Create a 4th year thesis research and design project using decentralized health care as a point of departure.

What is Chemotherapy-induced alopecia?

Chemotherapy-induced alopecia (CIA) is the process of hair loss one goes through during chemotherapy and is one of the most common side effects to all types of cancer.

Why is this important?

There are many day-to-day activities layered with the nuanced experience of cancer that many people cannot understand. Activities that seem mundane and simple can become infinitely harder and traumatic as a result.

of patients undergoing treatment experience hair loss and have little intervention methods for physical management or means to anticipate the event.

of patients undergoing treatment experience hair loss and have little intervention methods for physical management or means to anticipate the event.


Hair loss is considered to be the most traumatic side effect of chemotherapy.


Hair loss is the largest visible identifier of illness for patients and those who are around them.


Chemotherapy patients have little control over their health situation.

The Solution:

The design solution I am proposing is a self-care toolkit for chemotherapy patients to cope and manage their hair loss. This kit will help its users prepare for the experience through information giving and help manage the physical aspects of hair loss with a variety of tools. this would be a kit implemented and provided before chemotherapy starts as a method of anticipatory coping for patients, preparing them for possible physical and psychosocial outcomes during their experience.

drawing + early prototypes

My initial prototypes all focused on the physical management of hair using tools. They all focused on tools that patients could use on their own and discreetly.

Interviews + empathetic testing

Upon clearance with the Carleton Ethics board, I started interviewing health professionals, and cancer patients in remission about their general thoughts on the experience. I also participated in psychosocial workshops to fully understand the issues I wanted to address.

prototype testing

I tested my works-like prototypes on a general population to test the functionality of my possible solutions. I tested the efficiency of different mechanical solutions for cleaning, washing, and combing through hair.

kano analysis

Using the data collected from my testing and interviews I made a kano analysis survey to approximate what features were: required, desired, excitable, and undesirable for users.

information synthesis

Gathering all the information corroborated through interviews, prototype testing, and research; I organized a chart of 'Design cues'. These individual cues would help inform the necessary details and features I would need to keep in mind for the development of the final design.

your alopecia preparation kit

Hair brush

The silicone brush can be removed from the handle to fit as a glove over the hand. The soft durometer value of the silicone provides a gentle comb for brushing or washing hair. The size offers a discreet way to manage and care for hair even in public

cleaning brush

The brush and handle combination uses the sticky and static nature of the silicone to clean away hair from soft surfaces like pillows and clothing.
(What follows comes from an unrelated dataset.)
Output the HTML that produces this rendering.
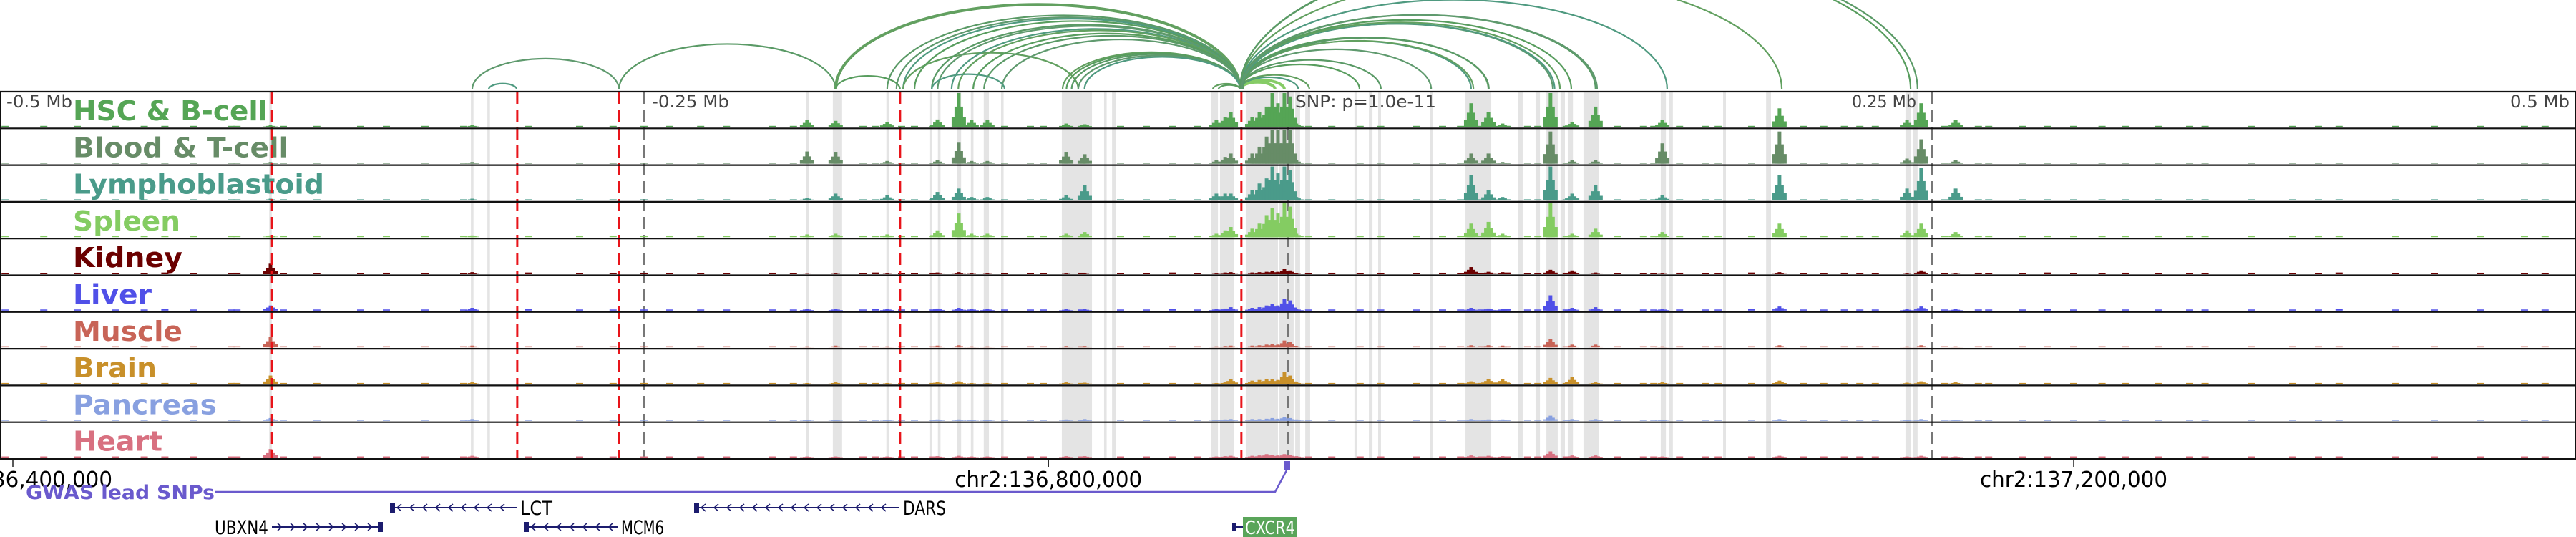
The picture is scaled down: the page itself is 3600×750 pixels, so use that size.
<!DOCTYPE html>
<html><head><meta charset="utf-8"><style>
html,body{margin:0;padding:0;background:#fff;}
svg{display:block;font-family:"DejaVu Sans","Liberation Sans",sans-serif;}
</style></head><body>
<svg id="chart" width="3600" height="750" viewBox="0 0 3600 750" xmlns="http://www.w3.org/2000/svg">
<defs><clipPath id="arcClip"><rect x="0" y="0" width="3600" height="126"/></clipPath></defs>
<g id="shades"></g>
<g id="vlines"></g>
<g id="tracks"></g>
<g id="arcs" clip-path="url(#arcClip)"></g>
<g id="labels"></g>
<g id="bottom"></g>
</svg>
<script>
// ===== data (genomic offsets in kb relative to lead SNP) =====
const trackNames = ["HSC & B-cell","Blood & T-cell","Lymphoblastoid","Spleen","Kidney","Liver","Muscle","Brain","Pancreas","Heart"];
const peakKb = [-395,-316.7,-186.7,-175.6,-155.6,-136.1,-127.8,-122.8,-116.7,-86.1,-78.9,-27.8,-24.4,-22.2,-13.9,-11.1,-8.3,-6.1,-3.9,-1.4,0.8,3.3,71.1,77.8,83.3,101.9,110.3,119.4,145.3,190.8,240.3,245.8,259.2];
const hHSC    = [.05,.05,.2,.18,.15,.22,1,.2,.2,.1,.08,.2,.3,.45,.3,.45,.6,1,.7,1,.9,.1,.7,.45,.1,1,.15,.6,.2,.55,.2,.7,.2];
const hBlood  = [.05,.05,.36,.35,.08,.1,.62,.08,.08,.35,.28,.1,.2,.3,.3,.5,.8,1,1,1,1,.1,.3,.3,.05,.95,.1,.1,.6,.95,.15,.72,.1];
const hLympho = [.05,.05,.08,.2,.15,.25,.35,.1,.1,.15,.45,.2,.2,.2,.3,.5,.65,1,.8,1,.9,.1,.75,.3,.1,1,.2,.45,.15,.75,.35,.95,.35];
const hSpleen = [.05,.05,.08,.1,.08,.2,.7,.1,.1,.1,.15,.1,.2,.3,.25,.4,.65,.85,.7,1,.9,.1,.4,.45,.1,1,.1,.25,.15,.4,.2,.4,.15];
const hKidney = [.3,.05,.02,.03,.03,.04,.05,.03,.03,.03,.03,.03,.04,.05,.04,.05,.06,.08,.06,.15,.1,.03,.2,.06,.05,.12,.1,.04,.03,.05,.03,.1,.03];
const hLiver  = [.15,.08,.05,.05,.05,.06,.08,.05,.05,.04,.04,.05,.06,.1,.08,.1,.15,.2,.15,.35,.3,.05,.08,.06,.05,.45,.08,.1,.05,.12,.04,.12,.04];
const hMuscle = [.3,.05,.03,.05,.03,.05,.06,.03,.03,.04,.04,.03,.04,.05,.05,.06,.08,.1,.08,.2,.15,.04,.06,.06,.05,.25,.08,.08,.03,.06,.03,.06,.03];
const hBrain  = [.25,.05,.03,.05,.03,.06,.08,.03,.03,.05,.04,.03,.05,.15,.1,.12,.15,.15,.12,.35,.25,.05,.08,.15,.15,.18,.2,.05,.05,.1,.04,.08,.05];
const hPancreas=[.08,.05,.03,.03,.03,.04,.04,.03,.03,.04,.05,.03,.04,.05,.05,.05,.06,.08,.06,.12,.08,.04,.05,.04,.04,.15,.05,.05,.03,.05,.03,.05,.03];
const hHeart  = [.25,.05,.03,.03,.03,.04,.05,.03,.03,.04,.04,.03,.04,.05,.05,.06,.1,.08,.06,.1,.08,.04,.06,.05,.04,.18,.06,.06,.03,.05,.03,.05,.03];
const bgKb = [-498,-483,-470,-455,-444,-436,-425,-410,-408,-390,-377,-360,-350,-335,-320,-295,-275,-262,-250,-240,-228,-218,-200,-192,-165,-160,-150,-145,-138,-110,-100,-95,-80,-65,-55,-45,-35,8,17,28,36,50,60,67,75,85,93,97,108,128,138,142,152,162,167,180,200,208,216,222,228,255,268,272,285,295,305,316,325,338,350,356,374,390,400,408,430,445,463,480,488];
const bgH = [.04,.03,.05,.03,.04,.06,.03,.04,.05,.03,.04,.03,.05,.03,.04,.06,.03,.04,.05,.03,.04,.03,.05,.03,.04,.06,.03,.04,.05,.03,.04,.03,.05,.03,.04,.06,.03,.04,.05,.03,.04,.03,.05,.03,.04,.06,.03,.04,.05,.03,.04,.03,.05,.03,.04,.06,.03,.04,.05,.03,.04,.03,.05,.03,.04,.06,.03,.04,.05,.03,.04,.03,.05,.03,.04,.06,.03,.04,.05,.03,.04];
const shadeStart = [-395.5,-317.2,-310.8,-187,-176.7,-155.9,-139.2,-135.9,-128.6,-123.1,-118.1,-111.4,-87.8,-71.4,-68.3,-30,-26.4,-16.4,-3.6,2.8,6.7,25.8,31.4,35,55,68.9,89.2,96.1,100.3,105.8,108.6,114.7,144.7,147.8,168.9,185.6,239.7,242.5];
const shadeEnd   = [-394.5,-316.2,-309.8,-186,-173.1,-154.9,-138.2,-134.9,-126.9,-122.1,-116.1,-110.4,-76.1,-70.4,-66.7,-27.2,-21.1,-3.9,2.2,4.7,8.6,26.9,32.8,36.1,56.1,78.9,91.1,97.8,104.7,107.5,110.6,120.6,146.7,149.4,170,187.5,241.7,244.4];
const redLinesKb = [-394.4,-299.2,-259.7,-150.6,-18.1];
const grayLinesKb = [-250,0,250];
const arcStart = [-259.7,-316.7,-310.3,-175.6,-175.6,-155.6,-152,-149.4,-149.4,-145,-138.3,-136,-130.6,-128,-122.2,-118,-111.1,-138.3,-87.5,-86,-84,-81.4,-79,-29.2,-27,-18.6,-18.6,-18.6,-18.6,-18.6,-18.6,-18.6,-18.6,-18,-18.6,-17.5,-18.6,-18,-18.6,-18.6,-18.6,-18,-18.6,-18.6,-18.6,-18.6];
const arcEnd   = [-175.6,-259.7,-299.4,-18.6,-150.6,-18.6,-18.6,-18.6,-81.4,-18.6,-18.6,-18.6,-18.6,-18.6,-18.6,-18.6,-18.6,-110,-18.6,-18.6,-18.6,-18.6,-18.6,-18.6,-18.6,-5,-1.4,4,8.3,27.8,36.1,55.6,71.1,72,77.8,78,102.8,103.5,105.6,110,119.4,120,147.2,191.7,241.7,244.4];
const axisTickKb = [-495,-93,305];
const axisTickLabels = ["chr2:136,400,000","chr2:136,800,000","chr2:137,200,000"];

// ===== layout =====
const NS="http://www.w3.org/2000/svg";
const W=3600, TOP=128, TH=51.3, NT=10, BOT=TOP+TH*NT;
const x = kb => 1800 + kb*3.6;
const colors=["#55a555","#678c67","#4a9b8a","#84cc62","#6b0000","#5050e8","#c86457","#c8902a","#88a0e0","#d87080"];
const heights=[hHSC,hBlood,hLympho,hSpleen,hKidney,hLiver,hMuscle,hBrain,hPancreas,hHeart];
const bgScale=[1,1,1,1,1.3,1.3,1,1,1.2,1];
const labelW=[272,301,351,150,153,110,153,117,201,125];
function el(tag,attrs,parent){const e=document.createElementNS(NS,tag);for(const k in attrs)e.setAttribute(k,attrs[k]);parent.appendChild(e);return e;}
const gShade=document.getElementById('shades'),gV=document.getElementById('vlines'),gT=document.getElementById('tracks'),gA=document.getElementById('arcs'),gL=document.getElementById('labels'),gB=document.getElementById('bottom');

shadeStart.forEach((s,i)=>{
  const r=el('rect',{x:x(s),y:TOP,width:Math.max(3,x(shadeEnd[i])-x(s)),height:BOT-TOP,fill:'#e4e4e4'},gShade);
  
  
});
grayLinesKb.forEach(k=>{
  const l=el('line',{x1:x(k),x2:x(k),y1:TOP,y2:BOT,stroke:'#777','stroke-width':2.5,'stroke-dasharray':'17 8'},gV);
  
  
});

for(let t=0;t<NT;t++){
  const base=TOP+TH*(t+1)-2, g=el('g',{},gT);
  
  
  const maxH=TH-4;
  bgKb.forEach((k,i)=>{
    const h=Math.max(1.5,bgH[i]*bgScale[t]*maxH*0.5);
    const r=el('rect',{x:x(k)-5,y:base-h,width:10,height:h,fill:colors[t]},g);
    
    
  });
  peakKb.forEach((k,i)=>{
    const v=heights[t][i], h=v*maxH, cx=x(k);
    const s=el('rect',{x:cx-10,y:base-h*0.3,width:20,height:h*0.3,fill:colors[t]},g);
    
    
    const m=el('rect',{x:cx-6,y:base-h*0.6,width:12,height:h*0.6,fill:colors[t]},g);
    
    
    const r=el('rect',{x:cx-2.5,y:base-h,width:5,height:h,fill:colors[t]},g);
    
    
  });
}
redLinesKb.forEach(k=>{
  const l=el('line',{x1:x(k),x2:x(k),y1:TOP,y2:BOT,stroke:'#e8141a','stroke-width':3,'stroke-dasharray':'17 8'},gV.parentNode);
  
  
});
for(let t=0;t<=NT;t++){
  const y=TOP+TH*t;
  const l=el('line',{x1:0,x2:W,y1:y,y2:y,stroke:'#111','stroke-width':2.2},gT.parentNode);
  
  
}
const lb=el('line',{x1:1,x2:1,y1:TOP,y2:BOT,stroke:'#111','stroke-width':2},gT.parentNode);


const rb=el('line',{x1:W-1,x2:W-1,y1:TOP,y2:BOT,stroke:'#111','stroke-width':2},gT.parentNode);



const arcCols=["#5a9a66","#5f9a6e","#4f9a80","#62a060","#589d5e"];
arcStart.forEach((s,i)=>{
  const x1=x(s), x2=x(arcEnd[i]), rx=Math.abs(x2-x1)/2, ry=rx*0.42, y0=125;
  const light = (i===25||i===26);
  const p=el('path',{d:`M${x1},${y0} A${rx},${ry} 0 0 1 ${x2},${y0}`,fill:'none',stroke: light?'#86cc66':arcCols[i%arcCols.length],'stroke-width': i===3?4:(light?4:2.2)},gA);
  
  
});

trackNames.forEach((n,t)=>{
  const tx=el('text',{x:102,y:TOP+TH*t+40,'font-size':38,'font-weight':'bold',fill:colors[t],textLength:labelW[t],lengthAdjust:'spacingAndGlyphs'},gL);
  tx.textContent=n;
  
  
});
function txt(s,attrs,name,parent){const t=el('text',attrs,parent||gL);t.textContent=s;return t;}
txt("-0.5 Mb",{x:9,y:150,'font-size':24,fill:'#444',textLength:92,lengthAdjust:'spacingAndGlyphs'},'distance-label-left');
txt("-0.25 Mb",{x:911,y:150,'font-size':24,fill:'#444',textLength:108,lengthAdjust:'spacingAndGlyphs'},'distance-label-minus-quarter');
txt("SNP: p=1.0e-11",{x:1810,y:150,'font-size':24,fill:'#444',textLength:197,lengthAdjust:'spacingAndGlyphs'},'snp-pvalue-label');
txt("0.25 Mb",{x:2588,y:150,'font-size':24,fill:'#444',textLength:90,lengthAdjust:'spacingAndGlyphs'},'distance-label-plus-quarter');
txt("0.5 Mb",{x:3508,y:150,'font-size':24,fill:'#444',textLength:83,lengthAdjust:'spacingAndGlyphs'},'distance-label-right');

axisTickKb.forEach((k,i)=>{
  const l=el('line',{x1:x(k),x2:x(k),y1:BOT,y2:BOT+11,stroke:'#222','stroke-width':1.5},gB);
  
  
  txt(axisTickLabels[i],{x:x(k)+(i===0?8:0),y:680,'font-size':30,fill:'#000','text-anchor':'middle',textLength:262,lengthAdjust:'spacingAndGlyphs'},'axis-tick-label',gB);
});
const gp=el('path',{d:`M300,687 L1782,687 L1798,657`,fill:'none',stroke:'#6a5acd','stroke-width':2.5},gB);


const gr=el('rect',{x:1795,y:644,width:8,height:13,fill:'#6a5acd'},gB);


txt("GWAS lead SNPs",{x:36,y:697,'font-size':27,'font-weight':'bold',fill:'#6a5acd',textLength:264,lengthAdjust:'spacingAndGlyphs'},'gwas-track-label',gB);

const genes=[
 {n:'LCT',x1:545,x2:722,y:709,dir:-1,lx:727,anchor:'start'},
 {n:'DARS',x1:970,x2:1257,y:709,dir:-1,lx:1262,anchor:'start'},
 {n:'UBXN4',x1:380,x2:535,y:736,dir:1,lx:375,anchor:'end'},
 {n:'MCM6',x1:732,x2:864,y:736,dir:-1,lx:868,anchor:'start'}
];
genes.forEach(gn=>{
  const g=el('g',{},gB);
  
  
  el('line',{x1:gn.x1,x2:gn.x2,y1:gn.y,y2:gn.y,stroke:'#1c1c6e','stroke-width':2},g);
  for(let px=gn.x1+12;px<gn.x2-6;px+=18){
    el('path',{d:gn.dir<0?`M${px+4},${gn.y-5} L${px-2},${gn.y} L${px+4},${gn.y+5}`:`M${px-4},${gn.y-5} L${px+2},${gn.y} L${px-4},${gn.y+5}`,fill:'none',stroke:'#1c1c6e','stroke-width':1.5},g);
  }
  el('rect',{x:gn.dir<0?gn.x1:gn.x2-7,y:gn.y-7,width:7,height:14,fill:'#1c1c6e'},g);
  txt(gn.n,{x:gn.lx,y:gn.y+10,'font-size':27,fill:'#000','text-anchor':gn.anchor,textLength:gn.n.length*15,lengthAdjust:'spacingAndGlyphs'},'gene-label',g);
});
const cx=el('g',{},gB);


el('rect',{x:1722,y:730,width:6,height:12,fill:'#1c1c6e'},cx);
el('line',{x1:1722,x2:1737,y1:736,y2:736,stroke:'#1c1c6e','stroke-width':2},cx);
el('rect',{x:1737,y:722,width:76,height:28,fill:'#5aa55a'},cx);
txt('CXCR4',{x:1740,y:746,'font-size':26,fill:'#fff',textLength:70,lengthAdjust:'spacingAndGlyphs'},'gene-label-cxcr4',cx);
</script>
</body></html>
The handle is designed to easily grip with weak hands and the copper plating provides a hygienic, antibacterial shield for immunosuppressed users.

Sun cap

To provide sun protection, this thin cap will serve as an underlayer for hats and scarves that may not provide the level of protection users need. The strap around the base acts as a belt loop to secure scarves in place.

anticipatory guide

The guide will be an information base to help patients prepare and anticipate their experience. It will provide patients with a list of professional contacts, local business', tips, and tricks for common experiences, and how to use the tools provided in the kit.

I designed the guide as a long format poster to present information in a more dynamic way than a brochure or booklet. Having all information placed on a single page intended to be seen in its entirety means the user has a visual representation of the start and end of their journey which is important for someone experiencing alopecia.


The packaging for the tool kit is meant to be personable and gift-like, to create a positive significance to the event. The fabric cover is a gift-wrapping method referred to as 'Furoshiki' which adds a personal touch to the kit and can be used as a head scarf for the user.